One point that has received considerable media coverage is payment-for-order-flow, totaling $2.7 billion last year and a business model used by discount brokerages and other players such as Schwab and most famously, Robinhood. “They have gone to zero-cost commissions. If that [order flow payment] is constrained they may have to reconsider their business models,” Taft said.
“Chairman Gensler also intends to rein in fees in private equity, where he thinks their practices are opaque, with inadequate disclosure. He also believes different classes of shareholder in such funds are treated differently (inappropriately so) by the same funds,” Taft said.
What will the SEC regime mean for a firm such as Baird?

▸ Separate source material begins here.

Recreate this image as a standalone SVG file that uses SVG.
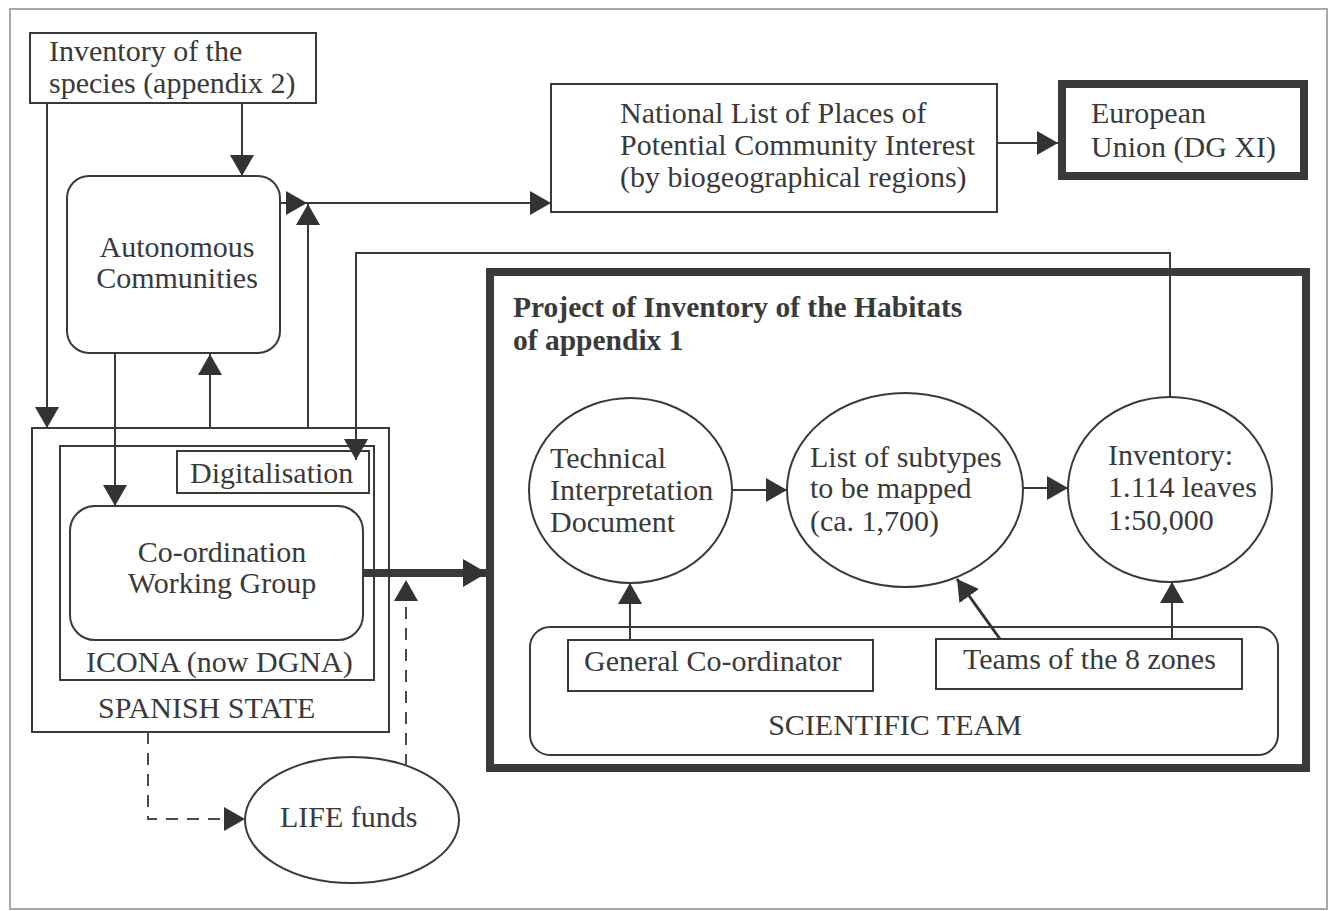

“Our firm is squarely in the middle of the fairway when it comes to our business model: the advisory proposition to investors, the services we provide to all manner of clients. The Gensler agenda will affect us but not in a way that is dramatic,” Taft replied.
“We are compliant with Reg. BI in the way that the SEC has told us to be,” he said.
A problem that all SEC leaders face, Taft said, is that at a societal level, it is not clear that the US has worked out the right balance between regulation on the one hand and the need to have strong economic growth, on the other.
Even before the financial crash of 2008, it was understood in the industry and in Washington that the 1930s-era regulations needed to be updated. Dodd-Frank legislation addressed that need in a dramatic fashion after the financial crisis, Taft said.
“My personal view is that one of the great success stories we can point to is the way government, regulators and the private sector worked together to restructure the financial services industry so it is safer, sounder and more secure.”
In terms of leverage and capital buffers, major banks in the US are much more robust than was the case before the financial crash, he said.
Since then, there has been oscillation between the way different administrations – Obama, Trump and now Biden – have thought about regulation. Under Trump, the perception was clearly that overzealous regulation needed to be dialed back. The Trump administration oversaw the demise of the DOL Fiduciary Standard and its replacement with Reg BI. “Now Gensler is going to enforce it more aggressively – to the letter,” Taft said.